**Problem**
Select the lines that contain "with" and copy each of them.

**Exercise data**
· · · ·

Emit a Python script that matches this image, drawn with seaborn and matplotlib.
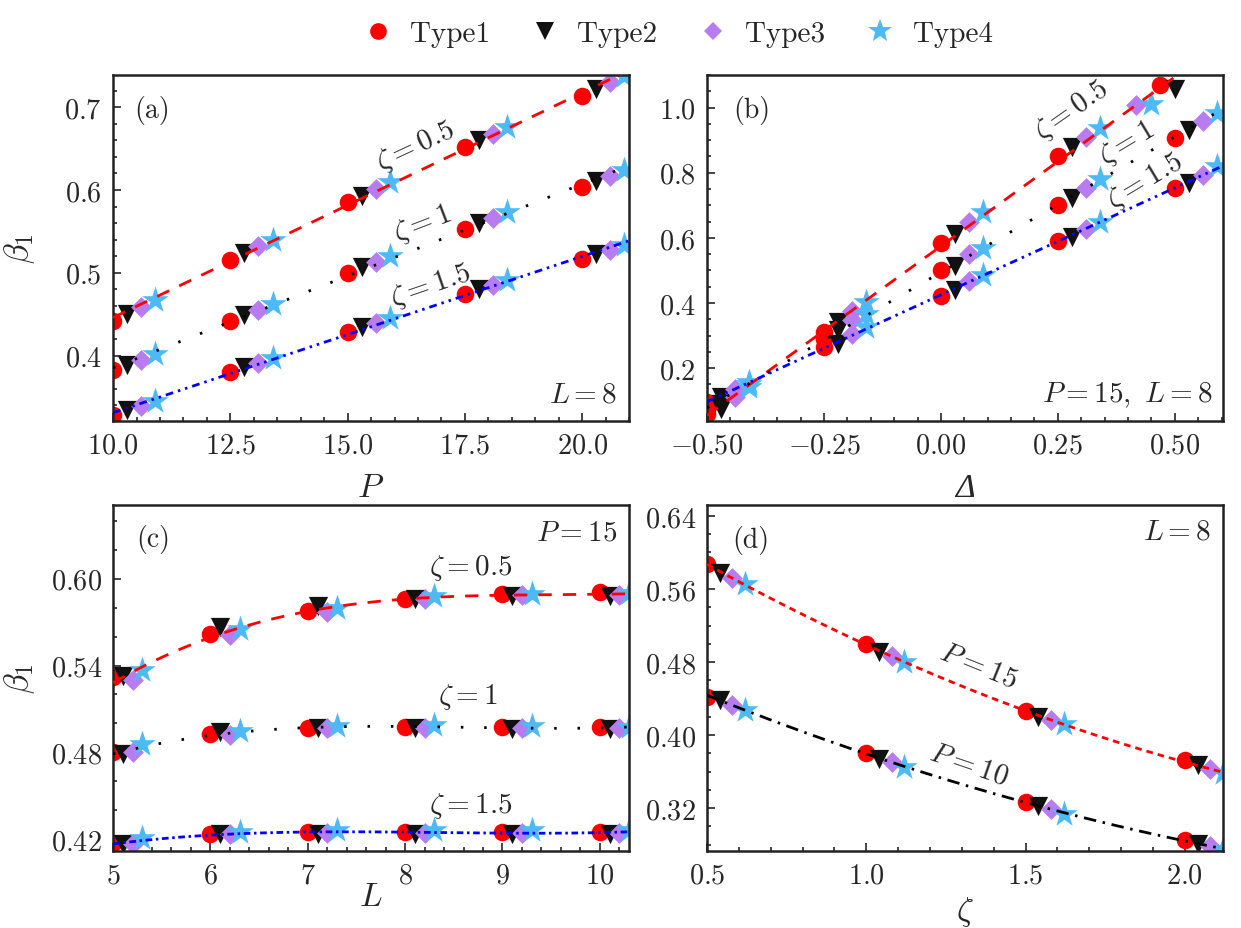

· · · ·

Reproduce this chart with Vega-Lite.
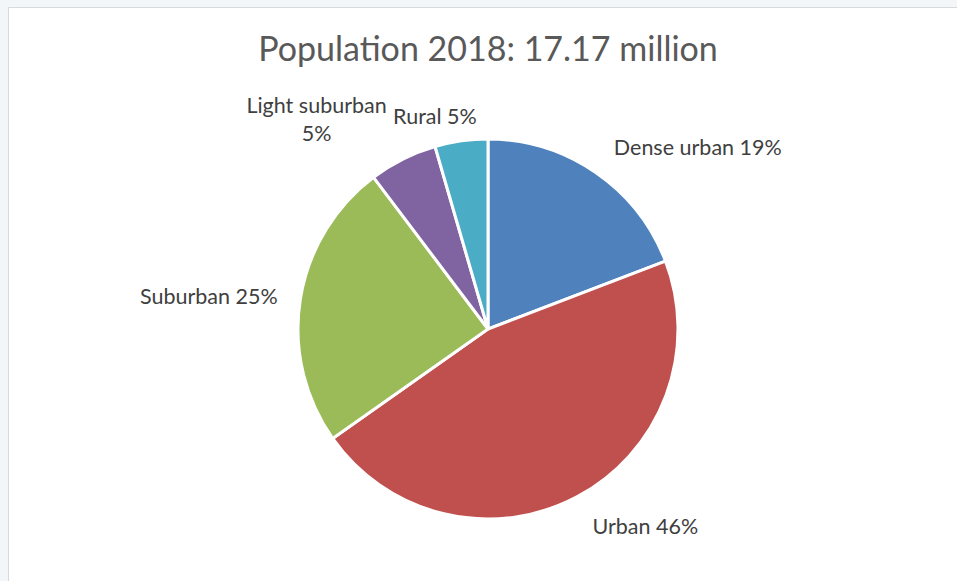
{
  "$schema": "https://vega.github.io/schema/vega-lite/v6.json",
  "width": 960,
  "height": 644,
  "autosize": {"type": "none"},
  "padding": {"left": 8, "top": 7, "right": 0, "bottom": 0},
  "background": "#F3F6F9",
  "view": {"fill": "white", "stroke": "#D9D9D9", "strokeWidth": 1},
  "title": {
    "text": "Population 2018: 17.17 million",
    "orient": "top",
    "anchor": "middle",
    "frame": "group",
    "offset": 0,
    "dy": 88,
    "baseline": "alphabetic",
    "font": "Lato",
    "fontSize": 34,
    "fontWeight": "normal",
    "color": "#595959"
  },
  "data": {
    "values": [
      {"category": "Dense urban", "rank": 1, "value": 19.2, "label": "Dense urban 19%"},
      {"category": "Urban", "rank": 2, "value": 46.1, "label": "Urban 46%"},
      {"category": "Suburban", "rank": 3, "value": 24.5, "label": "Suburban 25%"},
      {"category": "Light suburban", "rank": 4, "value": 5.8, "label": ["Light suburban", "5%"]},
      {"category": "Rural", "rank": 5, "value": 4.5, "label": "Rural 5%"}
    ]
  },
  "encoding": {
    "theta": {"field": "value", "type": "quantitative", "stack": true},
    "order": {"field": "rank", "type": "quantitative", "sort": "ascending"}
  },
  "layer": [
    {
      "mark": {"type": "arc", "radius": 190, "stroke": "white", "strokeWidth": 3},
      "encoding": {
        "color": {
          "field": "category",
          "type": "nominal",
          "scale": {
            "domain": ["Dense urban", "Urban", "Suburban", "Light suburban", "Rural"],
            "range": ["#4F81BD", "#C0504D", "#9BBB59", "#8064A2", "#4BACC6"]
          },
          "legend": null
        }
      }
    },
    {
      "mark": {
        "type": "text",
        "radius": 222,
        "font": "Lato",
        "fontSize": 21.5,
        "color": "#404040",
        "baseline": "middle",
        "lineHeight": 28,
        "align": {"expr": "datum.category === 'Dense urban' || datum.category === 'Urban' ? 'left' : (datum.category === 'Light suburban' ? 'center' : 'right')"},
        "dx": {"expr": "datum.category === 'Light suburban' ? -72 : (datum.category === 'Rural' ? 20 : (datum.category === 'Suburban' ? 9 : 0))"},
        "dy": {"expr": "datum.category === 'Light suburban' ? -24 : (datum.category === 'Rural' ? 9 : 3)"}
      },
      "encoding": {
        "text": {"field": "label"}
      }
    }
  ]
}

· · · ·

**Full answer**
Emit a Python script that matches this image, drawn with seaborn and matplotlib.
Reproduce this chart with Vega-Lite.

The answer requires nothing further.